He and his team are working on the region’s structural strategy and its energy transformation, in which artificial intelligence plays an important part. “Our goal is to develop an energy generation plant that operates autonomously, identifies damage and can run in critical situations, excluding the possibility of standstills or further damage. In short, we want an operating plant that makes its own decisions on how to react in the event of potential damage.”
Schulz says that the company monitors “everything that is powered mechanically” in gas, water and wind turbines by using artificial intelligence. He adds: “Despite sophisticated sensor technology it would be impossible for us to draw as many conclusions as we can today without AI. One person could never analyze so much data.” Schulz estimates that around 600,000 measurements per sensor, per minute are produced in a wind power station. Sound data, for example, can be collected and aggregated via a decentralized field bus or PLC in cycles of a few seconds up to several hours, depending on the protocol.

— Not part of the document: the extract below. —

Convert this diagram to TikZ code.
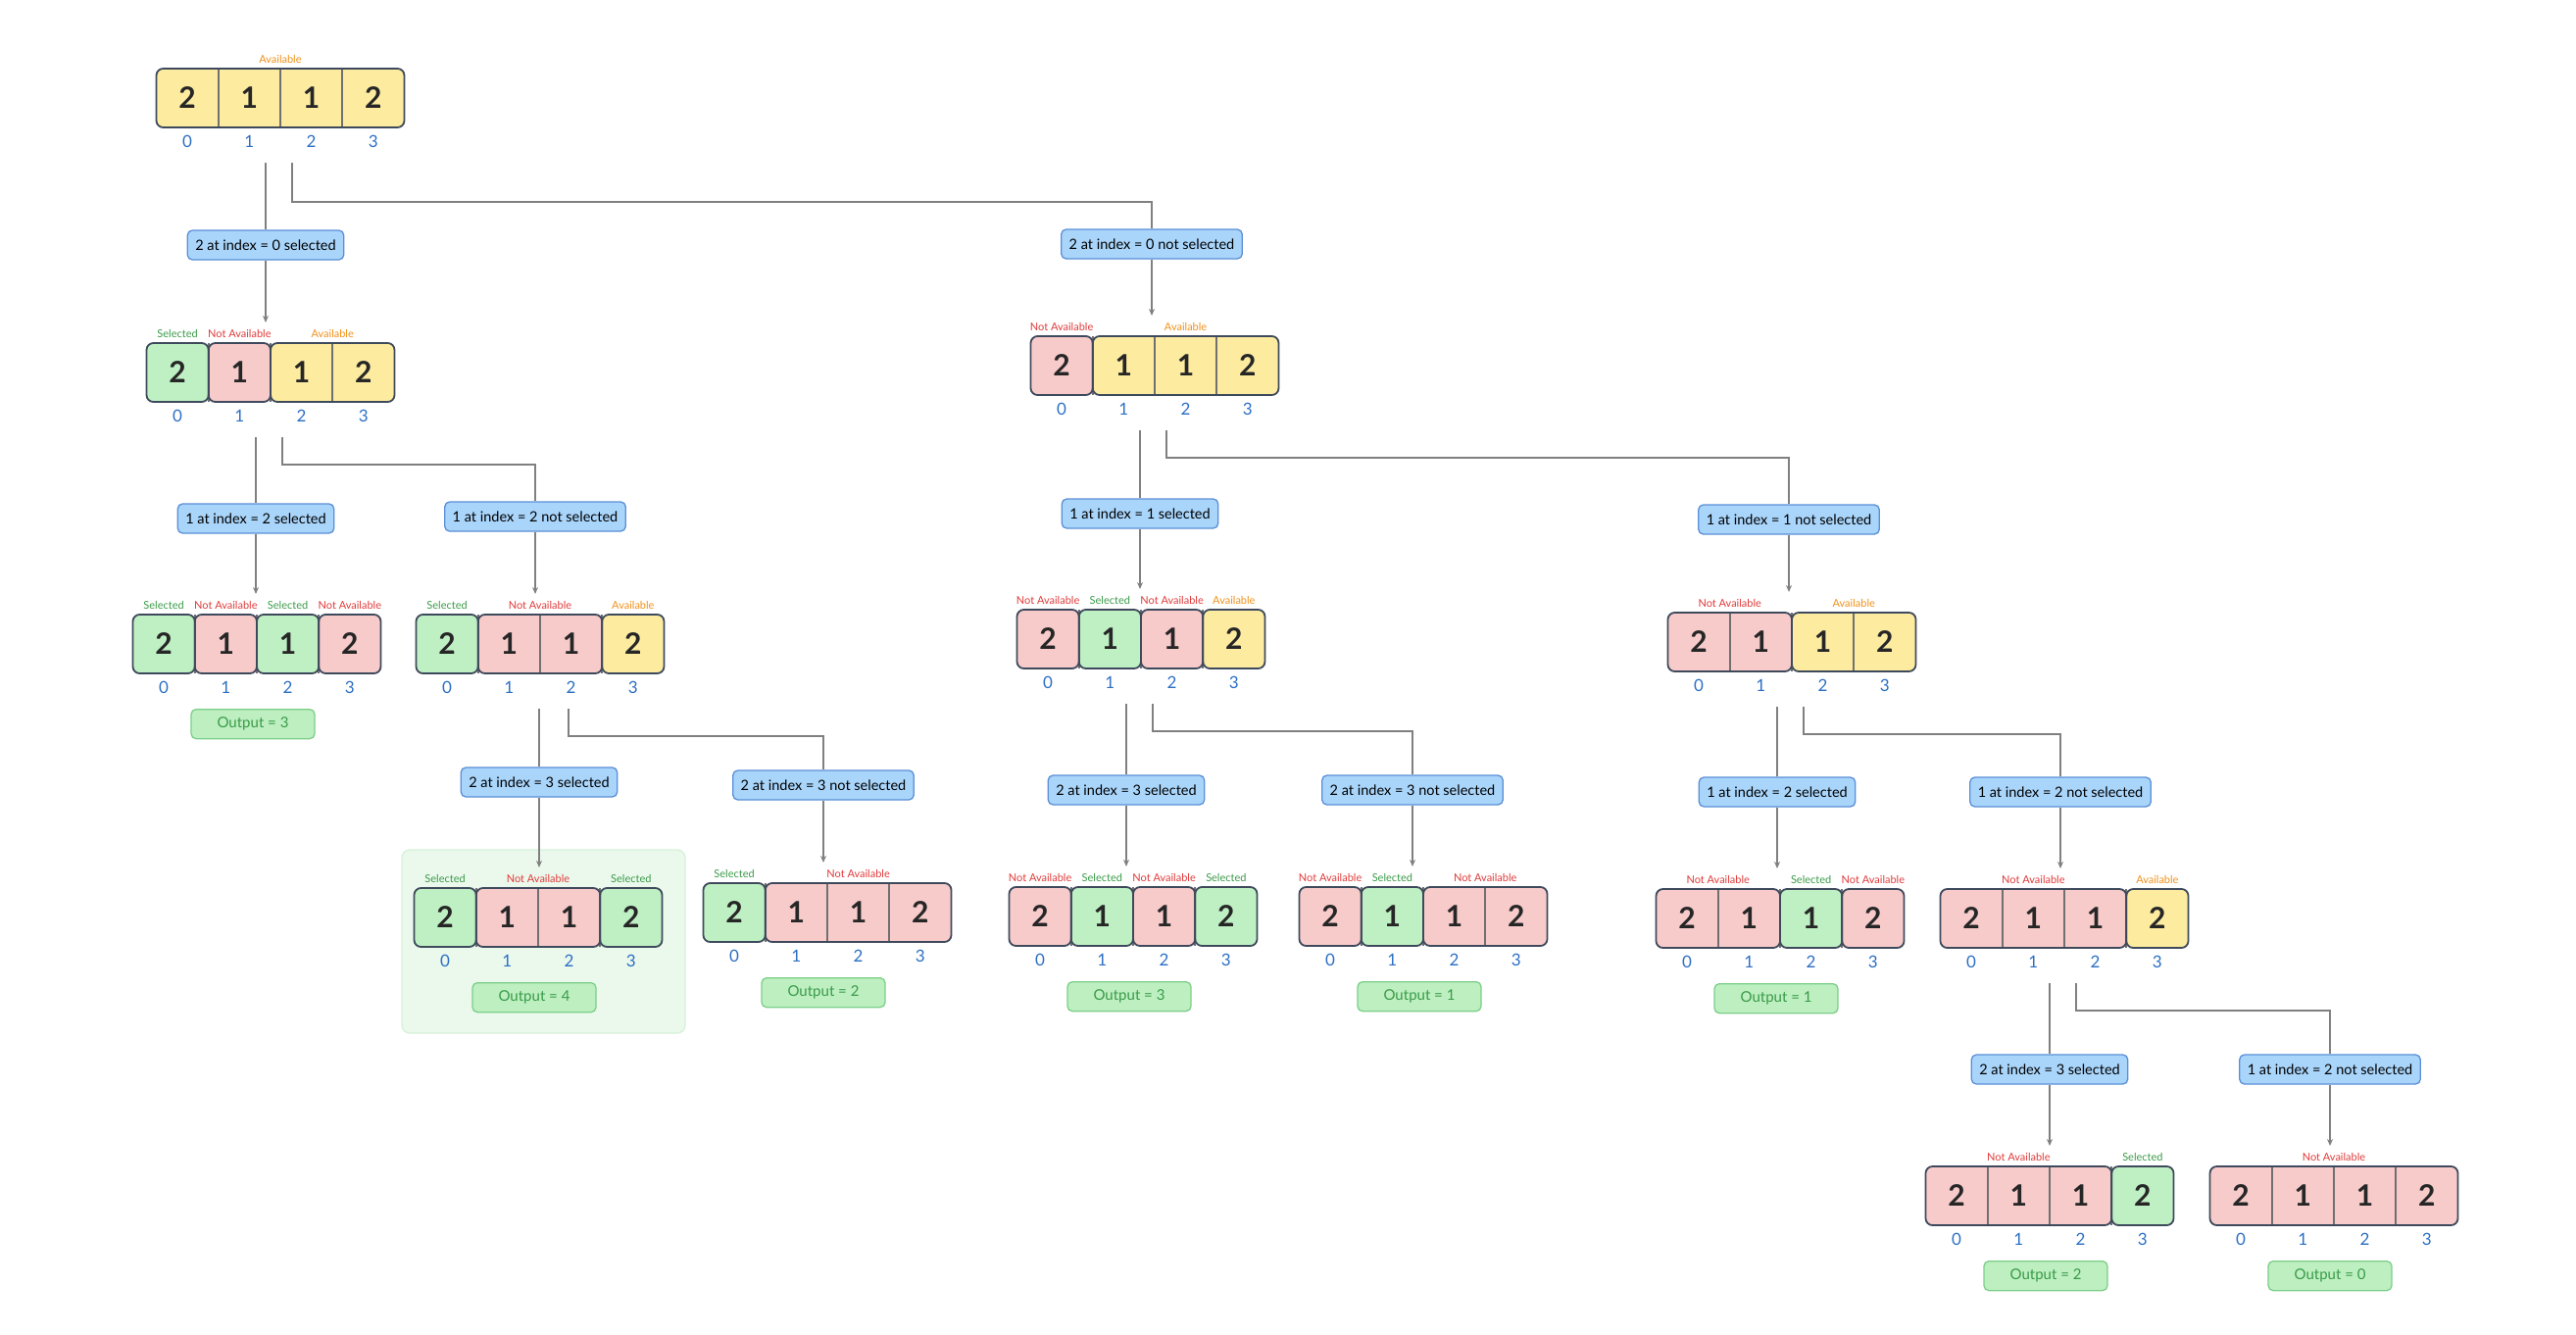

This data is then fed to an IM&P server. A genetic algorithm with weak AI establishes recursive neural networks which compare the data with images of damage or report threshold levels which have been exceeded. This is no simple task due to the volume of technical details to monitor across the entire drive train of the wind energy plant, as well as the fluctuations in wind-generated energy (for example, Central Europe typically experiences strong fluctuations in wind speeds), the connection of wind energy plant to the central grid but also the whole process control, which means that it is necessary to compensate for the sometimes strong variations in the measurement data.